### [Given information]

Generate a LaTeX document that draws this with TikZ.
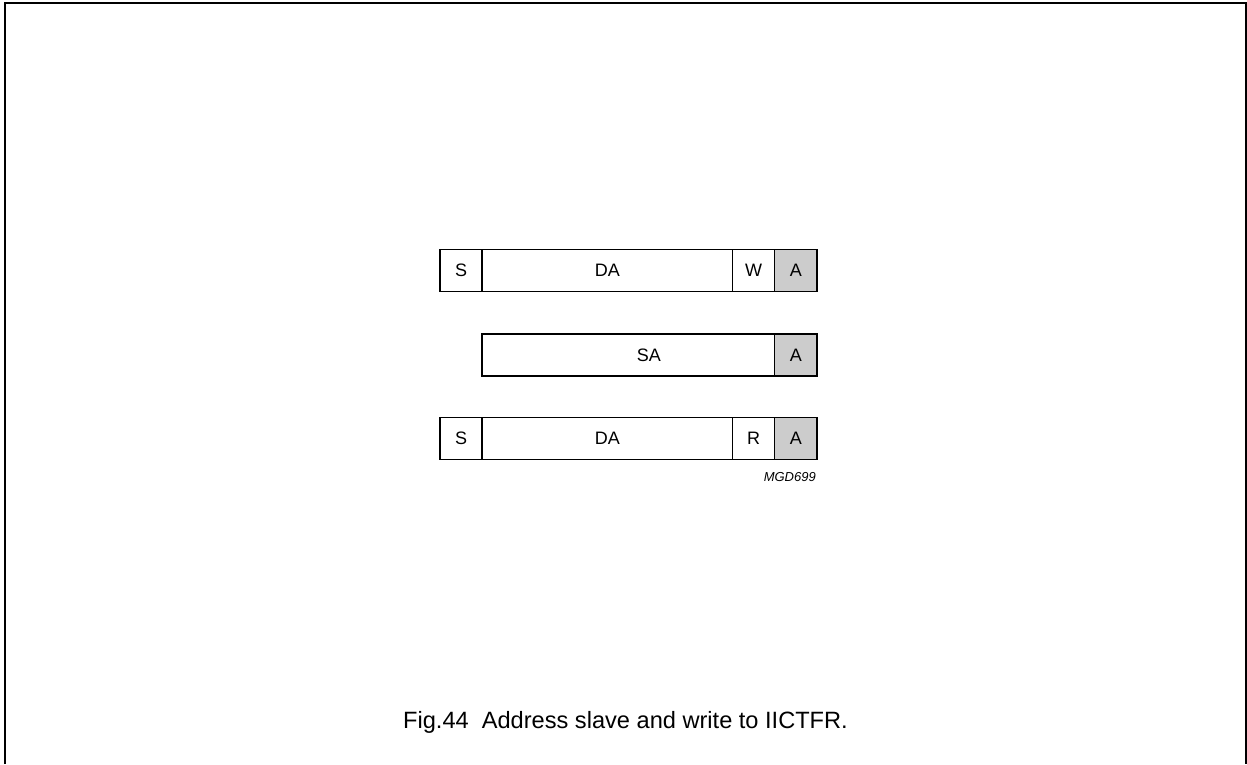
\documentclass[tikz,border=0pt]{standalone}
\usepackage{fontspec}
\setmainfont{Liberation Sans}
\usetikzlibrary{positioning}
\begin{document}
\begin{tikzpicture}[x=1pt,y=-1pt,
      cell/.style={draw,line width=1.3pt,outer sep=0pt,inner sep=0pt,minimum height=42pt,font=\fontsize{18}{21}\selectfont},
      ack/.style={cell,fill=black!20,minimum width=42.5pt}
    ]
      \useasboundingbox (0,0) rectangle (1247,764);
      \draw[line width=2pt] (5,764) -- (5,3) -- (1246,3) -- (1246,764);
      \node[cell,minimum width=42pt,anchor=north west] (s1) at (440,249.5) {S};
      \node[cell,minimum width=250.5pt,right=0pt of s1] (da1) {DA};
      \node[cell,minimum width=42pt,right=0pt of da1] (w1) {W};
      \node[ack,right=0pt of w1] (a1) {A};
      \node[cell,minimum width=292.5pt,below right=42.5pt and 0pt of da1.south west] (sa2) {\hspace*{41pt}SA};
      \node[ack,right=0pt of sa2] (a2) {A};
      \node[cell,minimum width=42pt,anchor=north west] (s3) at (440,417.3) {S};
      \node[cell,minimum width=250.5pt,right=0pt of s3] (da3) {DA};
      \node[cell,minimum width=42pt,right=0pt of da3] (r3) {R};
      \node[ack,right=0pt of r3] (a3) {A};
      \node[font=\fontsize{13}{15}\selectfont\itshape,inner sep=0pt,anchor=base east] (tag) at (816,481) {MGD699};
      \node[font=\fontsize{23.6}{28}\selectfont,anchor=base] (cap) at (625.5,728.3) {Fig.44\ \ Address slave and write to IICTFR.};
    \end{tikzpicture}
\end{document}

### [Instructions to follow]
All of the material above is to be copied exactly, except for its images.

### [Finished exercise]
Generate a LaTeX document that draws this with TikZ.
\documentclass[tikz,border=0pt]{standalone}
\usepackage{fontspec}
\setmainfont{Liberation Sans}
\usetikzlibrary{positioning}
\begin{document}
\begin{tikzpicture}[x=1pt,y=-1pt,
      cell/.style={draw,line width=1.3pt,outer sep=0pt,inner sep=0pt,minimum height=42pt,font=\fontsize{18}{21}\selectfont},
      ack/.style={cell,fill=black!20,minimum width=42.5pt}
    ]
      \useasboundingbox (0,0) rectangle (1247,764);
      \draw[line width=2pt] (5,764) -- (5,3) -- (1246,3) -- (1246,764);
      \node[cell,minimum width=42pt,anchor=north west] (s1) at (440,249.5) {S};
      \node[cell,minimum width=250.5pt,right=0pt of s1] (da1) {DA};
      \node[cell,minimum width=42pt,right=0pt of da1] (w1) {W};
      \node[ack,right=0pt of w1] (a1) {A};
      \node[cell,minimum width=292.5pt,below right=42.5pt and 0pt of da1.south west] (sa2) {\hspace*{41pt}SA};
      \node[ack,right=0pt of sa2] (a2) {A};
      \node[cell,minimum width=42pt,anchor=north west] (s3) at (440,417.3) {S};
      \node[cell,minimum width=250.5pt,right=0pt of s3] (da3) {DA};
      \node[cell,minimum width=42pt,right=0pt of da3] (r3) {R};
      \node[ack,right=0pt of r3] (a3) {A};
      \node[font=\fontsize{13}{15}\selectfont\itshape,inner sep=0pt,anchor=base east] (tag) at (816,481) {MGD699};
      \node[font=\fontsize{23.6}{28}\selectfont,anchor=base] (cap) at (625.5,728.3) {Fig.44\ \ Address slave and write to IICTFR.};
    \end{tikzpicture}
\end{document}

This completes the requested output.